_WRITTEN INSTRUCTION:_ Tally up how many lines in the listing below contain the string "this", and give only the total.

Figure scripts:
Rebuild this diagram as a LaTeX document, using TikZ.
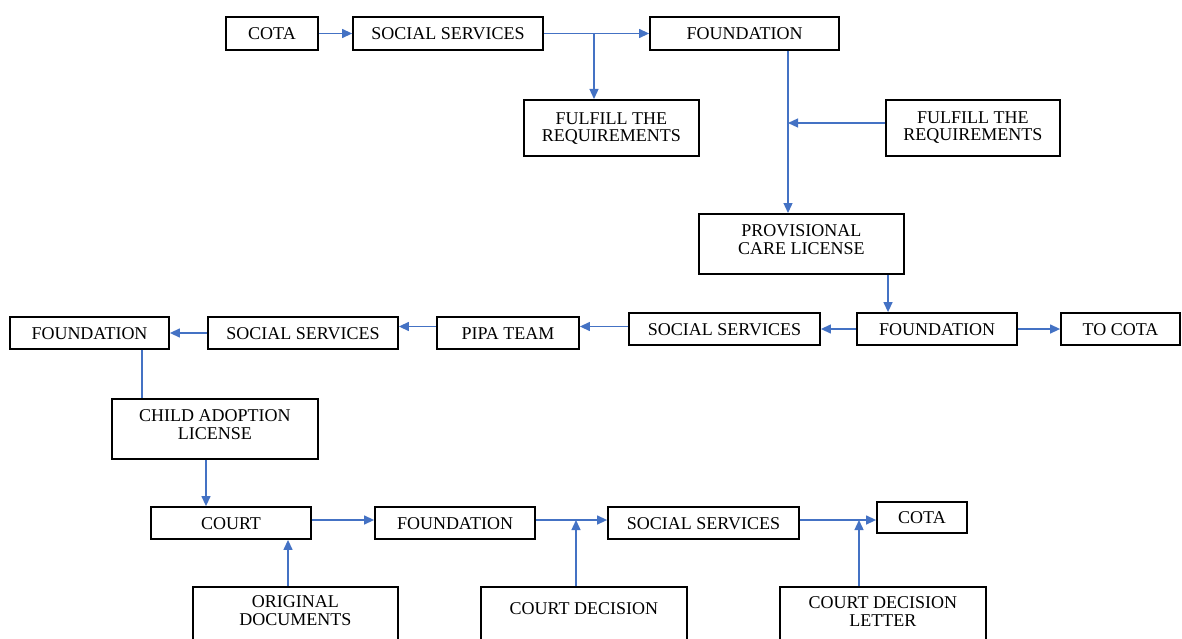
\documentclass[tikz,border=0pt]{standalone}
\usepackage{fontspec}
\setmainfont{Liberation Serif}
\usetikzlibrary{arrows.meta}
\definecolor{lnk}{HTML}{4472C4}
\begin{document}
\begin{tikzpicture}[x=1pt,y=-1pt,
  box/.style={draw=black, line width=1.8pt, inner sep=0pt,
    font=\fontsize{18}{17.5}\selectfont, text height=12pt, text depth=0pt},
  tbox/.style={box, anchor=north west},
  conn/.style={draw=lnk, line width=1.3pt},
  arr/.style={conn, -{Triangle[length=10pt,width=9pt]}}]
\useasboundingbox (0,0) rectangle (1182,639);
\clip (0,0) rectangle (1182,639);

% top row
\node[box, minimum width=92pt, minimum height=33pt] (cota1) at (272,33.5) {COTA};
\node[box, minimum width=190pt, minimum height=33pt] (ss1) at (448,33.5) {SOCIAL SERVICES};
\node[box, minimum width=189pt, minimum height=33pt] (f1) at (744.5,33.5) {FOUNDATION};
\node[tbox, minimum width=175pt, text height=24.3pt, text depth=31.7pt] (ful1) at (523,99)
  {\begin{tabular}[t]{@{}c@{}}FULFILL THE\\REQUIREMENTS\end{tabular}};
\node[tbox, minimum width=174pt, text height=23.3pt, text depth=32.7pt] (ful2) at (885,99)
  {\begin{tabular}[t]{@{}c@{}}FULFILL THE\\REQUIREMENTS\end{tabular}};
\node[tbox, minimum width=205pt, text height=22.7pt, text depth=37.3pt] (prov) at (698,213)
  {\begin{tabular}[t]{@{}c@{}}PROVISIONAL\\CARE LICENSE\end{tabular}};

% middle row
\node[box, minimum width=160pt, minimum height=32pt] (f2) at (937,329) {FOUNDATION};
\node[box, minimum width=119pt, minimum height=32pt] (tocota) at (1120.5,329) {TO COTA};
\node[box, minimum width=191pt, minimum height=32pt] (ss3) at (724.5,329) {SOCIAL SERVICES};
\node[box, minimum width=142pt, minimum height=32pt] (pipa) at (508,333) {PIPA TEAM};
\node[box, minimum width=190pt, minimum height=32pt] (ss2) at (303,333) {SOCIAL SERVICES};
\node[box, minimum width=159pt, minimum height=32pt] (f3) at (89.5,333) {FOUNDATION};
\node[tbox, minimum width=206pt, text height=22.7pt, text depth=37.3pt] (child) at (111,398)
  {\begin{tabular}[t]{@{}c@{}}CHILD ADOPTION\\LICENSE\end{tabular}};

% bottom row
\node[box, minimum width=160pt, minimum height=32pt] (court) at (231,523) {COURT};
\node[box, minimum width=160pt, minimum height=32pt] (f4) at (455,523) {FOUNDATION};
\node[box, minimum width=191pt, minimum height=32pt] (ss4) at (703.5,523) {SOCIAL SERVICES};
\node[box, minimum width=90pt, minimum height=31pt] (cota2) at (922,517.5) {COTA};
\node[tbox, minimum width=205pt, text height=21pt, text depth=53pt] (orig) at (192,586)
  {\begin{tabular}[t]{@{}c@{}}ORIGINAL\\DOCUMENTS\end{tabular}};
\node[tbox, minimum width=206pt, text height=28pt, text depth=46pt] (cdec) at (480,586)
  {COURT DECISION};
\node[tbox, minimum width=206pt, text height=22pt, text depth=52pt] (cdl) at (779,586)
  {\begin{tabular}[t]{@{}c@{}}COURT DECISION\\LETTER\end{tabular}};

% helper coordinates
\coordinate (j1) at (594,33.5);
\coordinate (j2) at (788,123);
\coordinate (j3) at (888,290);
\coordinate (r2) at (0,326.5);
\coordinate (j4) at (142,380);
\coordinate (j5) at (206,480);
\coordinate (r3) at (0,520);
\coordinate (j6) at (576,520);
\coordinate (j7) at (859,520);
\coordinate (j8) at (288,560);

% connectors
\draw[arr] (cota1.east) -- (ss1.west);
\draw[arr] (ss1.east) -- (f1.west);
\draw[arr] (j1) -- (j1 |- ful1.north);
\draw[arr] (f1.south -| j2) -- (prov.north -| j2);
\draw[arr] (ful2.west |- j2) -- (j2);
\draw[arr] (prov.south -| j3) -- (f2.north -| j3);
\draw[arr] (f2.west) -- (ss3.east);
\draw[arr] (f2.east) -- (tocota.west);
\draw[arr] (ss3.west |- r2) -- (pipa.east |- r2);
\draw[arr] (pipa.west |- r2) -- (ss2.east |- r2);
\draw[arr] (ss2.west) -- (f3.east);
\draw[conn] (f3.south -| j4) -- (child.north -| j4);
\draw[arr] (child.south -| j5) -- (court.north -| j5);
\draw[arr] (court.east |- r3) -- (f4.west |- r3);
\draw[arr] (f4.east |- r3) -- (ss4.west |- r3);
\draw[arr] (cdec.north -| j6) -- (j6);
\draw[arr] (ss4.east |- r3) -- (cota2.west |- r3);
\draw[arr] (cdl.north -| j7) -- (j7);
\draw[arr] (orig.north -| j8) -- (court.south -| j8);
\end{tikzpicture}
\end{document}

==

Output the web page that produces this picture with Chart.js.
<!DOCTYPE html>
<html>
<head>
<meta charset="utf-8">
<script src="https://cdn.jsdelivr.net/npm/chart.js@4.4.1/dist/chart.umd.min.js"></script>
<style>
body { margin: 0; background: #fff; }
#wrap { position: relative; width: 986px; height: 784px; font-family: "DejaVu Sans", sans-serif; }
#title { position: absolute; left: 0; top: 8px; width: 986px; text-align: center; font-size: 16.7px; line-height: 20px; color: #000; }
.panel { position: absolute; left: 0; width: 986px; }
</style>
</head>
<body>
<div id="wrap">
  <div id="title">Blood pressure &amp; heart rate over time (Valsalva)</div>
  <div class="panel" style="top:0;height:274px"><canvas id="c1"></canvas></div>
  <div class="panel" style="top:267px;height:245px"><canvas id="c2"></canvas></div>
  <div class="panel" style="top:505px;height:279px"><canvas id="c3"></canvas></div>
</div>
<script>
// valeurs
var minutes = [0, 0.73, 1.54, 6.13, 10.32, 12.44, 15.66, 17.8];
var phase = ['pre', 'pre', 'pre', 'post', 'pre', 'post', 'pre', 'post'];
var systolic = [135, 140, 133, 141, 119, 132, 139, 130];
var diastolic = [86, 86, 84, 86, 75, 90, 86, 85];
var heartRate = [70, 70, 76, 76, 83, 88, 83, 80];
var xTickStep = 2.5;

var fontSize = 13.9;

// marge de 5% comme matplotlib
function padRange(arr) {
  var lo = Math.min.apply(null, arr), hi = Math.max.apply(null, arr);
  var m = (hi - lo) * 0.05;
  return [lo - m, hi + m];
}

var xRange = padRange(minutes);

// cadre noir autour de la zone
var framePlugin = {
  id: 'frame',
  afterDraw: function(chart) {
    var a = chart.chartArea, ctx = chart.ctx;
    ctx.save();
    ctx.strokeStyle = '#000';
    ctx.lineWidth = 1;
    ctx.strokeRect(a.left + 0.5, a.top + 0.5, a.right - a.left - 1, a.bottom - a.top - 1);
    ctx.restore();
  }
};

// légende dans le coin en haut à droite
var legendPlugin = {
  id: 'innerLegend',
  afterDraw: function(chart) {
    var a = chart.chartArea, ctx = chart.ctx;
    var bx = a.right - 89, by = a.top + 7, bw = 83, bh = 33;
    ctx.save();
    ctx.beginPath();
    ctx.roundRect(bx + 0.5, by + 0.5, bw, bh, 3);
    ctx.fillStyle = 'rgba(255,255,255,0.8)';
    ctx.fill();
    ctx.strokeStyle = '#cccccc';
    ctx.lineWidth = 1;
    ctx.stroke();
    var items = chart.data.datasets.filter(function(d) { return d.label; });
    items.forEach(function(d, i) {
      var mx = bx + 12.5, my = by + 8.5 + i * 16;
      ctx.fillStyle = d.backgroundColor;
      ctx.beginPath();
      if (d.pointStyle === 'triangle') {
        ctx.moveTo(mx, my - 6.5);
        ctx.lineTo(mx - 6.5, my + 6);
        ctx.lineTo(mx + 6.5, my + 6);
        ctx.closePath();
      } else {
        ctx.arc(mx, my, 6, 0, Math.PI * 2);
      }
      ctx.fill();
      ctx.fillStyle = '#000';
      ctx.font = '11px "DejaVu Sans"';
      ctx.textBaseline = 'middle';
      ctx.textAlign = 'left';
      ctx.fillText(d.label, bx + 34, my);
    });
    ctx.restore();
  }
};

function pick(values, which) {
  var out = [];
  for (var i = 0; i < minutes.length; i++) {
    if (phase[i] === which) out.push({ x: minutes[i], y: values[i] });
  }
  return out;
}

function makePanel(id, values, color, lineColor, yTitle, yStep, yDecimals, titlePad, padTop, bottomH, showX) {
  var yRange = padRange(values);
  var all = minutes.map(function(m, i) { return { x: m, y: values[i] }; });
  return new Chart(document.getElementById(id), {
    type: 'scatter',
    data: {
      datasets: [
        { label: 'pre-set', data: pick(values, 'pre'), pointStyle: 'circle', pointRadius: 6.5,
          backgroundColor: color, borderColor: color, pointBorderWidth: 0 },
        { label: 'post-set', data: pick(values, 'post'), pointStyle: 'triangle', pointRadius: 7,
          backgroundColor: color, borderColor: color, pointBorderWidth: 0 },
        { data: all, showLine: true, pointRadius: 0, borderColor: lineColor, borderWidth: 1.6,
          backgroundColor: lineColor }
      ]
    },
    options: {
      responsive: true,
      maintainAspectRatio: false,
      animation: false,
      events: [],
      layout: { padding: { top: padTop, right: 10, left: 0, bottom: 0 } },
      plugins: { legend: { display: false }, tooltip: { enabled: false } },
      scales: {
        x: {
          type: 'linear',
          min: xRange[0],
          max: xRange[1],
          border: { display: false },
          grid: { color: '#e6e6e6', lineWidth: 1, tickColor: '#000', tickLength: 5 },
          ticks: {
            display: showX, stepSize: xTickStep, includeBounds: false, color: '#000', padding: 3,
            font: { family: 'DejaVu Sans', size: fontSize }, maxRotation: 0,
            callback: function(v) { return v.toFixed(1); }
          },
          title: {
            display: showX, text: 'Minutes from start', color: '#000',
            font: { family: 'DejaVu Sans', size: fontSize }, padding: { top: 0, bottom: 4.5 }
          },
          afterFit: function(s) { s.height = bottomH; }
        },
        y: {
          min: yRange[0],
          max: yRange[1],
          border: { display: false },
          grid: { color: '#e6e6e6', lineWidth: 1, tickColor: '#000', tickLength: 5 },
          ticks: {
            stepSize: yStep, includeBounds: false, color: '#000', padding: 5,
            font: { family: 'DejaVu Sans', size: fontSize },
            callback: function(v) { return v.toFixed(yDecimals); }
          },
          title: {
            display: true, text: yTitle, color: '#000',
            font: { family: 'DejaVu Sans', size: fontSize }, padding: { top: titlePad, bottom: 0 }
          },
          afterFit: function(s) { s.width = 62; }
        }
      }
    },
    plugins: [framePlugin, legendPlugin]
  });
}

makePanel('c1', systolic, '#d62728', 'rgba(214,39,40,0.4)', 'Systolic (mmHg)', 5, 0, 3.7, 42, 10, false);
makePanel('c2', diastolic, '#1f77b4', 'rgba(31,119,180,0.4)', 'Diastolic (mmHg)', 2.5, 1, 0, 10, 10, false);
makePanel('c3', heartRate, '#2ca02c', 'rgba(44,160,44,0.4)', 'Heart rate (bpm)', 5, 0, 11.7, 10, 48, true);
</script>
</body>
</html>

_FULL OUTPUT:_ 2